Area Granddad Shows Up On CNBC, Paraphrases Recent Letter He Wrote

Oh, for fuck’s sake.

As usual, we’re gonna dwell on grandpa’s amorphous market aphorisms for another couple of days.

Over the weekend, journalists, money managers, retail investors, and everyone in between spent Saturday parsing Warren Buffett’s thoughts on his massive naked put-writing operation and, more to the point, his nebulous musings on markets that, while ostensibly valuable for investors, could just as easily apply to crossing the street as they do to markets.

 

And look, that’s not an attempt to disparage Buffett. Rather, it’s just to say that at this point, who fucking cares what he says? Especially when he’s not saying anything that everyone doesn’t already know.

For instance, the much ballyhooed “bet” he made about an S&P index fund outperforming a group of hedge funds over 10 years didn’t represent some kind of groundbreaking theory he conjured up and indeed, he would tell you as much. The whole point of that bet was (basically) that common sense and history dictates that buying the S&P via a low cost vehicle is almost guaranteed to outperform active managers over the long-term. There is nothing new about that contention and again, that’s the whole point. Buffett was just trying to reiterate something anyone who has read “Investing For Dummies” already knows.

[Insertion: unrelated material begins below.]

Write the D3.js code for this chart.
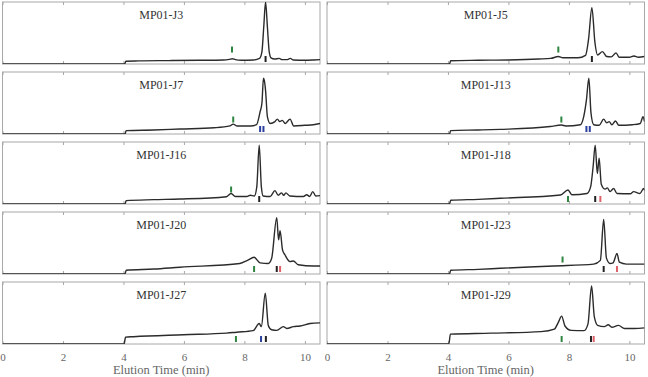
<!DOCTYPE html>
<html>
<head>
<meta charset="utf-8">
<script src="https://cdn.jsdelivr.net/npm/d3@7"></script>
<style>
  body { margin: 0; background: #fff; }
</style>
</head>
<body>
<div class="chroma"></div>
<script>
// data: elution time (min), normalised signal
var samples = ["MP01-J3", "MP01-J5", "MP01-J7", "MP01-J13", "MP01-J16",
               "MP01-J18", "MP01-J20", "MP01-J23", "MP01-J27", "MP01-J29"];

var xTicks = [0, 2, 4, 6, 8, 10];

var j3 = [[0,0],[4.04,0],[4.08,0.045],[4.5,0.05],[5.5,0.055],[6.5,0.06],[7.3,0.065],[7.5,0.075],[7.6,0.085],[7.7,0.07],
  [7.9,0.06],[8.3,0.065],[8.5,0.09],[8.58,0.2],[8.64,0.6],[8.7,1.0],[8.76,0.6],[8.82,0.2],[8.88,0.1],[9.0,0.08],
  [9.15,0.09],[9.25,0.07],[9.4,0.07],[9.52,0.09],[9.62,0.065],[10,0.06],[10.3,0.065],[10.5,0.07]];
var j5 = [[0,0],[4.05,0],[4.09,0.053],[5,0.06],[6,0.065],[7,0.08],[7.4,0.09],[7.65,0.12],[7.8,0.1],[8.3,0.1],
  [8.55,0.14],[8.65,0.4],[8.76,0.91],[8.86,0.35],[8.95,0.145],[9.11,0.2],[9.25,0.12],[9.4,0.115],[9.56,0.18],[9.66,0.11],
  [10,0.11],[10.15,0.13],[10.3,0.11],[10.5,0.12]];
var j7 = [[0,0],[4.05,0],[4.09,0.055],[5,0.065],[5.87,0.08],[7,0.1],[7.52,0.13],[7.63,0.16],[7.75,0.13],[8.2,0.13],
  [8.4,0.15],[8.52,0.36],[8.58,0.5],[8.63,0.9],[8.66,0.86],[8.7,0.7],[8.76,0.28],[8.85,0.17],[9.01,0.2],[9.09,0.24],
  [9.17,0.2],[9.25,0.22],[9.35,0.17],[9.51,0.24],[9.63,0.13],[10,0.14],[10.28,0.15],[10.5,0.17]];
var j13 = [[0,0],[4.05,0],[4.09,0.055],[5,0.065],[5.73,0.075],[7.38,0.12],[7.75,0.145],[7.9,0.13],[8.38,0.15],[8.49,0.28],
  [8.58,0.55],[8.66,0.9],[8.73,0.34],[8.82,0.15],[9.0,0.14],[9.15,0.24],[9.25,0.18],[9.33,0.2],[9.42,0.15],[9.54,0.21],
  [9.65,0.14],[10.1,0.15],[10.36,0.17],[10.45,0.28],[10.5,0.2]];
var j16 = [[0,0],[4.05,0],[4.09,0.055],[5,0.07],[5.87,0.08],[7.41,0.118],[7.56,0.17],[7.7,0.12],[8.08,0.12],[8.19,0.14],
  [8.33,0.13],[8.41,0.28],[8.49,0.95],[8.56,0.28],[8.62,0.13],[8.85,0.12],[9.01,0.215],[9.12,0.14],[9.23,0.18],[9.3,0.14],
  [9.37,0.18],[9.5,0.13],[9.95,0.12],[10.06,0.15],[10.16,0.12],[10.26,0.2],[10.36,0.13],[10.5,0.135]];
var j18 = [[0,0],[4.05,0],[4.09,0.06],[5,0.075],[5.73,0.092],[7.72,0.145],[7.97,0.226],[8.1,0.15],[8.6,0.17],[8.72,0.28],
  [8.8,0.6],[8.87,0.95],[8.94,0.49],[9.0,0.74],[9.07,0.32],[9.2,0.24],[9.27,0.26],[9.36,0.2],[9.48,0.25],[9.59,0.17],
  [10.03,0.165],[10.14,0.2],[10.35,0.17],[10.47,0.25],[10.5,0.22]];
var j20 = [[0,0],[4.05,0],[4.09,0.06],[5,0.08],[5.87,0.11],[7.85,0.17],[8.1,0.22],[8.32,0.27],[8.52,0.18],[8.79,0.17],
  [8.9,0.25],[9.07,0.91],[9.13,0.55],[9.18,0.7],[9.26,0.39],[9.34,0.31],[9.51,0.2],[9.62,0.21],[9.78,0.15],[10.28,0.13],
  [10.5,0.13]];
var j23 = [[0,0],[4.05,0],[4.09,0.06],[5,0.075],[5.73,0.092],[7.5,0.13],[8.82,0.16],[9.04,0.22],[9.15,0.88],[9.24,0.26],
  [9.36,0.17],[9.46,0.18],[9.59,0.33],[9.67,0.19],[9.9,0.16],[10.5,0.16]];
var j27 = [[0,0],[4.02,0],[4.07,0.11],[4.33,0.118],[5.98,0.15],[7.41,0.175],[7.74,0.19],[8.29,0.215],[8.49,0.33],[8.56,0.28],
  [8.69,0.82],[8.79,0.3],[8.9,0.23],[9.07,0.22],[9.29,0.28],[9.4,0.25],[9.62,0.28],[9.84,0.29],[10.17,0.33],[10.5,0.34]];
var j29 = [[0,0],[4.03,0],[4.08,0.16],[5.42,0.175],[7.08,0.2],[7.52,0.24],[7.65,0.35],[7.76,0.45],[7.87,0.29],[8.07,0.22],
  [8.5,0.215],[8.63,0.32],[8.75,0.935],[8.84,0.44],[8.95,0.3],[9.17,0.28],[9.3,0.31],[9.42,0.27],[9.64,0.3],[9.84,0.25],
  [10.17,0.25],[10.5,0.26]];

var traces = [j3, j5, j7, j13, j16, j18, j20, j23, j27, j29];

// markers: [sample index, time, kind, level]
var markers = [
  [0,7.59,"green",0.185],[0,8.7,"black",0.032],
  [1,7.65,"green",0.185],[1,8.76,"black",0.032],
  [2,7.63,"green",0.185],[2,8.52,"blue",0.032],[2,8.63,"blue",0.032],
  [3,7.75,"green",0.185],[3,8.58,"blue",0.032],[3,8.69,"blue",0.032],
  [4,7.56,"green",0.185],[4,8.49,"black",0.032],
  [5,7.97,"green",0.032],[5,8.87,"black",0.032],[5,9.04,"red",0.032],
  [6,8.32,"green",0.032],[6,9.07,"black",0.032],[6,9.18,"red",0.032],
  [7,7.79,"green",0.185],[7,9.15,"black",0.032],[7,9.59,"red",0.032],
  [8,7.72,"green",0.032],[8,8.55,"blue",0.032],[8,8.71,"black",0.032],
  [9,7.76,"green",0.032],[9,8.73,"black",0.032],[9,8.82,"red",0.032]
];

var markColor = {green: "#2e8540", black: "#222", blue: "#2a3f9e", red: "#e0606a"};

// layout
var W = 648, H = 377,
    panelW = 317.5, panelH = 62,
    colX = [2.5, 327], rowY = [2, 72, 142, 212, 282];

var svg = d3.select("body").append("svg")
    .attr("width", W)
    .attr("height", H);

var x = d3.scaleLinear().domain([0, 10.5]).range([0, panelW]);
var y = d3.scaleLinear().domain([0, 1]).range([panelH, 0]);

var line = d3.line()
    .x(d => x(d[0]))
    .y(d => y(d[1]))
    .curve(d3.curveMonotoneX);

svg.append("clipPath").attr("id", "clip")
  .append("rect").attr("width", panelW).attr("height", panelH);

samples.forEach((name, i) => {
  var col = i % 2, row = Math.floor(i / 2);
  var g = svg.append("g")
      .attr("transform", "translate(" + colX[col] + "," + rowY[row] + ")");

  g.append("rect")
      .attr("width", panelW)
      .attr("height", panelH)
      .attr("fill", "none")
      .attr("stroke", "#a8a8a8")
      .attr("stroke-width", 1);

  // inner ticks, top and bottom
  g.append("g")
      .call(d3.axisTop(x).tickValues(xTicks).tickSize(-3).tickFormat(""))
      .call(a => a.select(".domain").remove())
      .selectAll("line").attr("stroke", "#a8a8a8");

  var bottom = g.append("g")
      .attr("transform", "translate(0," + panelH + ")")
      .call(d3.axisBottom(x).tickValues(xTicks).tickSize(-3).tickPadding(9)
            .tickFormat(row === 4 ? d3.format("d") : ""));
  bottom.select(".domain").remove();
  bottom.selectAll("line").attr("stroke", "#a8a8a8");
  bottom.selectAll("text")
      .attr("fill", "#666")
      .style("font-family", "'Liberation Serif'")
      .style("font-size", "11px");

  g.append("text")
      .attr("x", panelW / 2)
      .attr("y", 17)
      .attr("text-anchor", "middle")
      .attr("fill", "#333")
      .style("font-family", "'Liberation Serif'")
      .style("font-size", "12px")
      .text(name);

  g.append("path")
      .datum(traces[i])
      .attr("clip-path", "url(#clip)")
      .attr("d", line)
      .attr("fill", "none")
      .attr("stroke", "#2b2b2b")
      .attr("stroke-width", 1.4);

  g.selectAll(".mark")
      .data(markers.filter(m => m[0] === i))
    .enter().append("rect")
      .attr("class", "mark")
      .attr("x", d => x(d[1]) - 1)
      .attr("y", d => y(d[3]) - 6)
      .attr("width", 2)
      .attr("height", 6)
      .attr("fill", d => markColor[d[2]]);

  if (row === 4) {
    g.append("text")
        .attr("x", panelW / 2)
        .attr("y", panelH + 30)
        .attr("text-anchor", "middle")
        .attr("fill", "#666")
        .style("font-family", "'Liberation Serif'")
        .style("font-size", "12.5px")
        .text("Elution Time (min)");
  }
});
</script>
</body>
</html>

Additionally, he said this about bonds:

I want to quickly acknowledge that in any upcoming day, week or even year, stocks will be riskier — far riskier — than short-term U.S. bonds. As an investor’s investment horizon lengthens, however, a diversified portfolio of U.S. equities becomes progressively less risky than bonds, assuming that the stocks are purchased at a sensible multiple of earnings relative to then-prevailing interest rates. It is a terrible mistake for investors with long-term horizons — among them, pension funds, college endowments and savings-minded individuals — to measure their investment “risk” by their portfolio’s ratio of bonds to stocks. Often, high-grade bonds in an investment portfolio increase its risk.

I mean, that’s intuitive at this juncture. Just look at where yields are. Now I guess, if you think about that as some kind of rewrite to what the textbooks will tell you, it’s some semblance of notable, but it’s hardly “groundbreaking”.

Still, given the vociferous debate about yields and inflation right now, it is timely and so here’s Buffett talking to Becky Quick for anyone who needs to actually watch him say it as opposed to simply reading it in the annual letter:

 

Also note how he says Berkshire has been a net buyer of stocks this year. So that’s interesting, but when pressed for a rationale, he just says the same thing he always says, which is basically this: “when grandpa sees an opportunity to buy a good company at a reasonable price, grandpa is a buyer.”

He’s not reinventing wheels here.

For all of the people out there who fawn over Warren, just know that the whole “awww shucks” demeanor (to the extent it’s genuine and that’s debatable) rests on the premise that what he’s telling you isn’t at all groundbreaking.

Meanwhile, Elon Musk is sending cars he built to the actual moon on rockets he also built and Jeff Bezos is taking over the planet.